Dateline: Katowice, Poland
To be honest, everyone I’ve talked to has asked why I’m even here in Katowice. The town is rather industrial and, being just one hour from gorgeous Krakow, not exactly the place a perpetual travel would be spending “vacation” time.
The reason: I’m spending my day meeting with one of the best experts on Polish second citizenship.
Citizenship by descent is one of the easiest ways to obtain a valuable second citizenship and the passport that comes with it.
Countries like Ireland and Italy are well known for offering citizenship by descent to those with family trees from those countries. However, one other slightly more complicated option for getting a second passport through your bloodline is Poland.
If you have Polish ancestors, you may well qualify for Polish citizenship. The paperwork can be a bit tricky, but the concept is quite straightforward: Poland views those who are of Polish descent to be its citizens, so long as they can prove the required connections.
As always, I recommend taking advantage of any second citizenship
Ways to get Polish citizenship
Getting Polish citizenship is straightforward until it comes down to citizenship by descent. Like most European countries, Poland uses the “right of blood” method to determine Polish citizenship by birth. Basically, any child born to at least one Polish parent obtains citizenship at birth, regardless of where they are born.
Americans may find this concept a bit odd, because the United States applies the “right of the soil” method to providing citizenship, meaning anyone born on US soil is an American citizen. While this may sound convenient — it is a great way to get anchor status if you want a pathway to US citizenship — it’s really just the modern-day version of giving away citizenship like candy in order to rope in more future tax slaves.
Polish citizenship by naturalization can be obtained by legally residing in Poland as a permanent resident for three years if you speak Polish. Otherwise, you need to be legally resident for the last ten years and currently have permanent resident status.
If you’re married to a Polish citizen, you get a small discount on the time required for naturalization. You must, however, be legally resident in Poland, not living overseas.
So far, Polish citizenship is either difficult, if not impossible to get, or not worth it. Poland isn’t a bad place to live, but it’s not worth getting legal residence there to work toward a second passport.
However, obtaining Polish citizenship by descent is an easy way to get Polish citizenship if you meet some difficult conditions.
The rules for claiming ancestral citizenship include the condition that your Polish ancestors left the country after Poland became an independent country in 1918. Basically, any ancestor born before the year 1899 is ineligible to qualify you for citizenship on the basis of the country’s citizenship laws of 1920.

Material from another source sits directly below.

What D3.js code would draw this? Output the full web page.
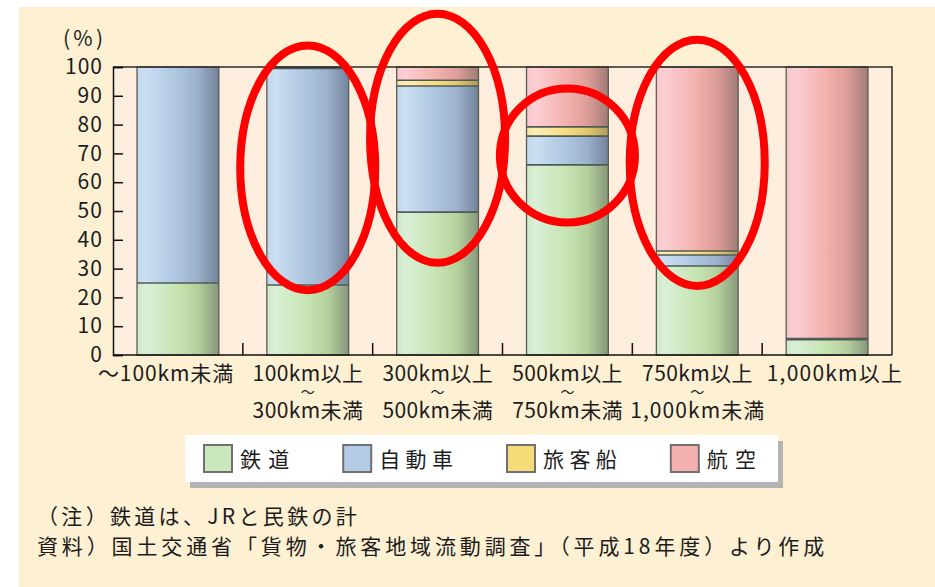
<!DOCTYPE html>
<html lang="ja">
<head>
<meta charset="UTF-8">
<title>距離帯別 輸送機関分担率</title>
<script src="https://d3js.org/d3.v7.min.js"></script>
<style>
  body { margin: 0; background: #fff; font-family: "Noto Sans CJK JP", sans-serif; }
  text { fill: #1c1c1c; }
</style>
</head>
<body>
<div id="chart"></div>
<script>
// distance bands
const categories = ["～100km未満", "100km以上～300km未満", "300km以上～500km未満",
                    "500km以上～750km未満", "750km以上～1,000km未満", "1,000km以上"];
const seriesNames = ["鉄道", "自動車", "旅客船", "航空"];
// share (%) for each band
const railway    = [25.0, 24.3, 49.6, 66.0, 30.9, 5.3];
const automobile = [75.0, 75.2, 43.8, 10.0,  3.8, 0.4];
const ship       = [ 0.0,  0.2,  2.0,  3.2,  1.4, 0.0];
const air        = [ 0.0,  0.3,  4.6, 20.8, 63.9, 94.3];
const yTicks = [0, 10, 20, 30, 40, 50, 60, 70, 80, 90, 100];
const notes = ["（注）鉄道は、JRと民鉄の計",
               "資料）国土交通省「貨物・旅客地域流動調査」（平成18年度）より作成"];
// red hand-drawn circles: band index + value range they cover
const circled = [{ i: 1, lo: 22.5, hi: 107.5 }, { i: 2, lo: 32, hi: 118.5 },
                 { i: 3, lo: 46, hi: 92.5 }, { i: 4, lo: 24, hi: 109.5 }];

const W = 935, H = 587;
const plot = { left: 113, right: 892, top: 67, bottom: 355 };

const colors = {
  "鉄道":   ["#cfe6c6", "#d9f0d6", "#c6e4b2", "#b3cf9c", "#86987a"],
  "自動車": ["#c3d6ea", "#cadff2", "#adc4df", "#9bb0ca", "#73829a"],
  "旅客船": ["#f5e4a0", "#fbeeb0", "#f5dc80", "#e0c66c", "#ac9a58"],
  "航空":   ["#f6c6ca", "#fccfd4", "#f2b0ac", "#dc9c98", "#a07c76"]
};
const swatch = { "鉄道": "#c9e8bd", "自動車": "#b5cce6", "旅客船": "#f5dc79", "航空": "#f4b0af" };

// monospace-like gothic: full width = 1em, ascii = half
const EM = 24.6;
const textW = s => d3.sum(Array.from(s), ch => ch.charCodeAt(0) > 0xff ? 1 : 0.5) * EM;
const fit = (sel, s) => sel.text(s).attr("textLength", textW(s)).attr("lengthAdjust", "spacing");
// same idea for tspans: spread via letter-spacing
const spread = (ts, s) => {
  ts.text(s);
  const n = Array.from(s).length;
  const extra = (textW(s) - ts.node().getComputedTextLength()) / n;
  ts.attr("letter-spacing", extra).attr("dx", extra / 2);
};

const table = categories.map((c, i) => ({
  cat: c, "鉄道": railway[i], "自動車": automobile[i], "旅客船": ship[i], "航空": air[i]
}));
const stacked = d3.stack().keys(seriesNames)(table);

const svg = d3.select("#chart").append("svg")
  .attr("width", W).attr("height", H)
  .style("font-family", '"Noto Sans CJK JP", sans-serif')
  .style("font-size", "21px");

const defs = svg.append("defs");
seriesNames.forEach((k, j) => {
  const g = defs.append("linearGradient").attr("id", "g" + j)
    .attr("x1", 0).attr("x2", 1).attr("y1", 0).attr("y2", 0);
  [0, 0.1, 0.5, 0.75, 1].forEach((o, n) =>
    g.append("stop").attr("offset", o).attr("stop-color", colors[k][n]));
});

// page background
svg.append("rect").attr("x", 19).attr("y", 7).attr("width", W - 19).attr("height", H - 7)
  .attr("fill", "#fef0d3");
svg.append("rect").attr("x", plot.left).attr("y", plot.top)
  .attr("width", plot.right - plot.left).attr("height", plot.bottom - plot.top)
  .attr("fill", "#fdeede");

const x = d3.scaleBand().domain(categories).range([plot.left, plot.right])
  .paddingInner(0.37).paddingOuter(0.185);
const y = d3.scaleLinear().domain([0, 100]).range([plot.bottom, plot.top]);
const bw = x.bandwidth();

// bars
const bars = svg.append("g");
stacked.forEach((layer, j) => {
  bars.selectAll(null).data(layer).join("rect")
    .attr("x", d => x(d.data.cat))
    .attr("y", d => y(d[1]))
    .attr("width", bw)
    .attr("height", d => y(d[0]) - y(d[1]))
    .attr("fill", `url(#g${j})`);
});
// segment borders
stacked.forEach(layer => {
  bars.selectAll(null).data(layer.filter(d => d[1] - d[0] > 0 && d[1] < 100)).join("line")
    .attr("x1", d => x(d.data.cat)).attr("x2", d => x(d.data.cat) + bw)
    .attr("y1", d => y(d[1])).attr("y2", d => y(d[1]))
    .attr("stroke", "#4e5a58").attr("stroke-width", 1.6);
});
bars.selectAll(null).data(categories).join("rect")
  .attr("x", d => x(d)).attr("y", y(100)).attr("width", bw).attr("height", y(0) - y(100))
  .attr("fill", "none").attr("stroke", "#5c5c55").attr("stroke-width", 1.3);

// frame top / right
svg.append("path")
  .attr("d", `M${plot.left},${plot.top}H${plot.right}V${plot.bottom}`)
  .attr("fill", "none").attr("stroke", "#2a2a2a").attr("stroke-width", 1.5);

// y axis
const yAxis = svg.append("g").attr("transform", `translate(${plot.left},0)`)
  .call(d3.axisLeft(y).tickValues(yTicks).tickSize(-10).tickPadding(11).tickFormat(d3.format("d")));
yAxis.select(".domain").attr("stroke", "#111").attr("stroke-width", 1.5);
yAxis.selectAll(".tick line").attr("stroke", "#111").attr("stroke-width", 1.5);
yAxis.selectAll(".tick text").attr("font-size", 21).attr("fill", "#1c1c1c")
  .attr("font-family", '"Noto Sans CJK JP", sans-serif')
  .each(function (d) { fit(d3.select(this), String(d)); });

svg.append("text").attr("x", 103).attr("y", 46).attr("text-anchor", "end")
  .call(fit, "(%)").attr("textLength", 40);

// x axis
svg.append("line").attr("x1", plot.left).attr("x2", plot.right)
  .attr("y1", plot.bottom).attr("y2", plot.bottom)
  .attr("stroke", "#111").attr("stroke-width", 1.5);
const step = x.step();
svg.selectAll(".xtick").data(categories.slice(1)).join("line")
  .attr("class", "xtick")
  .attr("x1", d => x(d) - step * x.paddingInner() / 2)
  .attr("x2", d => x(d) - step * x.paddingInner() / 2)
  .attr("y1", plot.bottom).attr("y2", plot.bottom - 12)
  .attr("stroke", "#111").attr("stroke-width", 1.5);

const xl = svg.append("g");
categories.forEach((c, i) => {
  const cx = x(c) + bw / 2;
  if (c.includes("以上～")) {
    // one text element: upper line, small wave, lower line
    const [top, bottom] = c.split("～");
    const t = xl.append("text").attr("text-anchor", "middle");
    spread(t.append("tspan").attr("x", cx).attr("y", 381), top);
    t.append("tspan").attr("x", cx).attr("y", 397).attr("font-size", 14).text("～");
    spread(t.append("tspan").attr("x", cx).attr("y", 418), bottom);
  } else {
    // a leading "～" hangs out to the left of the centred part; the last label sits against the frame
    const rest = c.replace(/^～/, "");
    let x0 = cx - textW(rest) / 2 - (textW(c) - textW(rest));
    if (i === categories.length - 1) x0 = Math.min(plot.right + 10 - textW(c), cx + 10 - textW(c) / 2);
    xl.append("text").attr("x", x0).attr("y", 381).call(fit, c);
  }
});

// legend
const lg = svg.append("g");
lg.append("rect").attr("x", 190).attr("y", 441).attr("width", 593).attr("height", 47).attr("fill", "#b4b4b4");
lg.append("rect").attr("x", 185).attr("y", 435).attr("width", 593).attr("height", 47).attr("fill", "#fff");
let lx = 204;
seriesNames.forEach(k => {
  lg.append("rect").attr("x", lx).attr("y", 445).attr("width", 28).attr("height", 27)
    .attr("fill", swatch[k]).attr("stroke", "#707070").attr("stroke-width", 2);
  lg.append("text").attr("x", lx + 36).attr("y", 467).call(fit, k);
  lx += 36 + textW(k) + 54;
});

// notes
svg.selectAll(".note").data(notes).join("text")
  .attr("class", "note")
  .attr("x", 37).attr("y", (d, i) => 524 + i * 30)
  .each(function (d) { fit(d3.select(this), d); });

// red circles over the figure
svg.append("g").selectAll("ellipse").data(circled).join("ellipse")
  .attr("cx", d => x(categories[d.i]) + bw / 2)
  .attr("cy", d => (y(d.lo) + y(d.hi)) / 2)
  .attr("rx", step * 0.52)
  .attr("ry", d => (y(d.lo) - y(d.hi)) / 2)
  .attr("fill", "none").attr("stroke", "#ff0000").attr("stroke-width", 8);
</script>
</body>
</html>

That means you’ll have to use ancestors who were born in the twentieth century. If you have family members who were under 21 years old when the 1920 laws were ratified, they may have qualified for Polish citizenship, even if they were born and held citizenship elsewhere, such as the United States.
However, Poland requires you to maintain an unbroken chain of citizenship in order to qualify for citizenship by descent. If your great grandfather qualifies, but your grandfather gave up Polish citizenship to become a citizen of another country, you’re out of luck.
That means each ancestor must have been Polish in order to pass it to the younger generation. If one of your ancestors lost their Polish citizenship then the bloodline is broken.
In this way, Poland is much less liberal than Italy, which seems to hand out citizenship to anyone who calls themselves a Paisan.
Poland is also less liberal in that it doesn’t count ethnic Polish ancestors as eligible for citizenship. This is different from some other ancestral citizenship programs, which figure that anyone with ancestors from territory they CURRENTLY control can be a citizen.
The way Poland sees it, if Poland wasn’t the name on the door when your ancestor was born, too bad… take it up with Germany or whatever other country was running the place at the time.
While unlikely, there is a chance you won’t qualify for Polish citizenship, but might have other family that qualify you for Lithuanian citizenship.
The process of claiming Polish citizenship by descent
Claiming a Polish passport isn’t easy. Like any citizenship by descent program, Poland’s government operates at a slow pace.
Before claiming your second passport, you must first prove that you are eligible for Polish citizenship. This is done by sending a biography and filling out forms — all in Polish — to your local Polish embassy.
You will also have to collect the birth dates of yourself and all of your Polish ancestors since first emigration, as well as information on other military service or citizenships that are part of your family tree.
Then you wait. In some cases, people have reported waiting one year or more to hear back. And the response is often “send us more proof”.
My citizenship by descent lawyer tells me Polish cases are some of the toughest out there. For the reasonable fees he charges, I would highly recommend a lawyer for the process. While countries like Ireland can be done on your own (although lawyers are quite cheap), doing your own Polish citizenship case might leave you pulling your hair out.
If you have legitimate Polish heritage and know your family history, it may be worth working toward your second passport. Like any citizenship by descent, you will need to have patience as the process can easily take 1-2 years, and you may waste lots of time only to find out you don’t meet Poland’s strict standards.
However, the process is pretty cheap if you are willing to do the work on your own. I always recommend seeking out a second passport from your family tree before working on second residencies or buying a passport. Just know what you’re in for.